The Dow Jones Industrial Average was up 0.61 per cent to 39.005.49 points; the S&P 500 hit a new high after increasing 1.12 per cent to 5175.27; and the Nasdaq Composite rose 1.54 per cent to 16,265.64.
Technology stocks headed north again, with Nvidia increasing 7.16 per cent to a new high of US$919.13; Meta rising 3.34 per cent to US$499.75; Microsoft gaining 2.66 per cent to US$415.28; and Oracle ascending 11.75 per cent to US$127.54 after beating Wall Street earnings estimates.
At home, food price inflation for the year to February was 2.1 per cent, the lowest since the May 2021 year, with fruit and vegetable prices falling 9.3 per cent. The cost of restaurant meals and takeaways increased 6.7 per cent.

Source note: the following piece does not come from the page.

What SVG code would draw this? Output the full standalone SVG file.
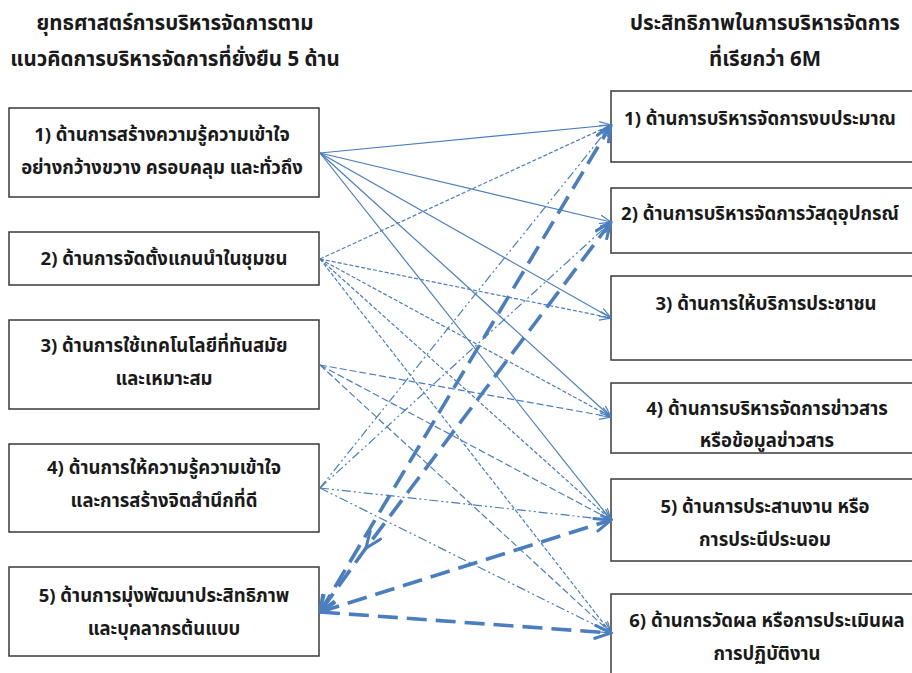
<svg xmlns="http://www.w3.org/2000/svg" width="912" height="673" viewBox="0 0 912 673">
<style>
.box{fill:#fff;stroke:#3a3a3a;stroke-width:1.5}
.t{font-family:"Noto Sans Thai","Leelawadee UI",Tahoma,"Noto Sans","DejaVu Sans",sans-serif;font-size:18.5px;font-weight:bold;fill:#1a1a1a;text-anchor:middle}
.h{font-size:20.5px}
.c{fill:none;stroke:#4a7ebf}
.s1{stroke-width:1.2}
.s2{stroke-width:1.2;stroke-dasharray:4 2}
.s3{stroke-width:1.2;stroke-dasharray:7 3}
.s4{stroke-width:1.2;stroke-dasharray:9 3 2 3 2 3}
.s5{stroke-width:3.6;stroke-dasharray:20 9}
</style>
<defs>
<marker id="a" markerUnits="userSpaceOnUse" viewBox="0 0 12 10" refX="11.5" refY="5" markerWidth="12" markerHeight="10" orient="auto-start-reverse">
<path d="M0,0.5 L11.5,5 L0,9.5" fill="none" stroke="#4a7ebf" stroke-width="1.2"/>
</marker>
<marker id="b" markerUnits="userSpaceOnUse" viewBox="0 0 20 16" refX="18" refY="8" markerWidth="20" markerHeight="16" orient="auto-start-reverse">
<path d="M1,1 L18,8 L1,15" fill="none" stroke="#4a7ebf" stroke-width="3"/>
</marker>
</defs>
<rect width="912" height="673" fill="#fff"/>
<g id="titles">
<text class="t h" x="175" y="30">ยุทธศาสตร์การบริหารจัดการตาม</text>
<text class="t h" x="175" y="66">แนวคิดการบริหารจัดการที่ยั่งยืน 5 ด้าน</text>
<text class="t h" x="765" y="30">ประสิทธิภาพในการบริหารจัดการ</text>
<text class="t h" x="765" y="66">ที่เรียกว่า 6M</text>
</g>
<g id="L1"><rect class="box" x="9" y="108" width="310" height="89"/>
<text class="t" x="162" y="141">1) ด้านการสร้างความรู้ความเข้าใจ</text>
<text class="t" x="162" y="174">อย่างกว้างขวาง ครอบคลุม และทั่วถึง</text></g>
<g id="L2"><rect class="box" x="9" y="232" width="310" height="53"/>
<text class="t" x="164" y="265">2) ด้านการจัดตั้งแกนนำในชุมชน</text></g>
<g id="L3"><rect class="box" x="9" y="320" width="310" height="89"/>
<text class="t" x="164" y="352">3) ด้านการใช้เทคโนโลยีที่ทันสมัย</text>
<text class="t" x="164" y="385">และเหมาะสม</text></g>
<g id="L4"><rect class="box" x="9" y="444" width="310" height="88"/>
<text class="t" x="164" y="474">4) ด้านการให้ความรู้ความเข้าใจ</text>
<text class="t" x="164" y="507">และการสร้างจิตสำนึกที่ดี</text></g>
<g id="L5"><rect class="box" x="9" y="567" width="310" height="89"/>
<text class="t" x="164" y="602">5) ด้านการมุ่งพัฒนาประสิทธิภาพ</text>
<text class="t" x="164" y="635">และบุคลากรต้นแบบ</text></g>
<g id="R1"><rect class="box" x="611" y="91" width="310" height="71"/>
<text class="t" x="760" y="125">1) ด้านการบริหารจัดการงบประมาณ</text></g>
<g id="R2"><rect class="box" x="611" y="188" width="310" height="65"/>
<text class="t" x="760" y="220">2) ด้านการบริหารจัดการวัสดุอุปกรณ์</text></g>
<g id="R3"><rect class="box" x="611" y="276" width="310" height="84"/>
<text class="t" x="766" y="310">3) ด้านการให้บริการประชาชน</text></g>
<g id="R4"><rect class="box" x="611" y="383" width="310" height="70"/>
<text class="t" x="767" y="415">4) ด้านการบริหารจัดการข่าวสาร</text>
<text class="t" x="767" y="447">หรือข้อมูลข่าวสาร</text></g>
<g id="R5"><rect class="box" x="611" y="479" width="310" height="82"/>
<text class="t" x="765" y="513">5) ด้านการประสานงาน หรือ</text>
<text class="t" x="765" y="546">การประนีประนอม</text></g>
<g id="R6"><rect class="box" x="611" y="594" width="310" height="90"/>
<text class="t" x="767" y="627">6) ด้านการวัดผล หรือการประเมินผล</text>
<text class="t" x="767" y="660">การปฏิบัติงาน</text></g>
<g id="connectors">
<g class="c s1" marker-end="url(#a)">
<path d="M320,153 L611,125"/><path d="M320,153 L611,222"/><path d="M320,153 L611,318"/><path d="M320,153 L611,417"/><path d="M320,153 L611,520"/>
</g>
<g class="c s2" marker-end="url(#a)">
<path d="M320,259 L611,125"/><path d="M320,259 L611,318"/><path d="M320,259 L611,417"/><path d="M320,259 L611,520"/><path d="M320,259 L611,633"/>
</g>
<g class="c s3" marker-end="url(#a)">
<path d="M320,365 L611,417"/><path d="M320,365 L611,520"/><path d="M320,365 L611,633"/>
</g>
<g class="c s4" marker-end="url(#a)">
<path d="M320,488 L611,125"/><path d="M320,488 L611,222"/><path d="M320,488 L611,520"/><path d="M320,488 L611,633"/>
</g>
<g class="c s5">
<path d="M320,612 L611,125" marker-start="url(#b)" marker-end="url(#b)"/>
<path d="M611,222 L366,548 L320,612" marker-start="url(#b)" marker-mid="url(#b)" marker-end="url(#b)"/>
<path d="M320,612 L611,520" marker-end="url(#b)"/>
<path d="M320,612 L611,633" marker-end="url(#b)"/>
</g>
</g>
</svg>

Briscoe Group increased 9c or 1.98 per cent to $4.64 after reporting record sales for the year ending January 28. Revenue was up 0.8 per cent to $791.95m while net profit was down 4.8 per cent to $84.22m. Briscoe is paying a final dividend of 16.5c a share on March 27.
Briscoe told the market “we are delighted to have produced another year of record sales against a macro retail environment which has seen many retailers struggling to hold their ground”.
Homeware sales increased 0.54 per cent and sporting goods 1.17 per cent, with online now representing 18.72 per cent of revenue. Briscoe has cash of $175.4m and no term debt. The retailer is planning a $100m state-of-the-art warehousing and distribution centre at Drury.
Sullivan said it was a solid result in a weaker economy and Briscoe provided a realistic outlook but no specific guidance.
Other retailers were boosted, with Hallenstein Glasson gaining 11c or 1.85 per cent to $6.05; The Warehouse adding 3c or 2.31 per cent to $1.33; and KMD Brands moving up 1c or 1.96 per cent to 52c.
Meridian Energy declined 7c to $5.68; Serko fell 14c or 3.5 per cent to $3.86; Auckland International Airport was down 10c to $8.16; Delegat Group decreased 19c or 3.08 per cent to $5.98; and Napier Port shed 8c or 3.28 per cent to $2.36.
Oceania Healthcare declined 2c or 3.23 per cent to 60c; Tourism Holdings was down 11c or 3.23 per cent to $3.30; Heartland Group shed 4c or 3.03 per cent to $1.28; Skellerup decreased 8c or 1.91 per cent to $4.10; and Accordant Group fell 4c or 4.76 per cent to 80c.
Fisher & Paykel Healthcare was up 16c to $24.56; Vulcan Steel rose 24c or 2.96 per cent to $8.35; Channel Infrastructure, which went ex-dividend, gained 3.8c or 2.73 per cent to $1.43; NZME increased 2c or 2.25 per cent to 91c; and Marsden Maritime Holdings gained 8c or 1.92 per cent to $4.25.
Synlait Milk, up 4c or 5.63 per cent to 75c, announced a seven-year partnership with Nestle and farmer suppliers to fund on-farm emissions reduction solutions, including effluent management systems, feed options, advanced soil testing, alternative fertilisers and tree planting. The investment will be shared three ways.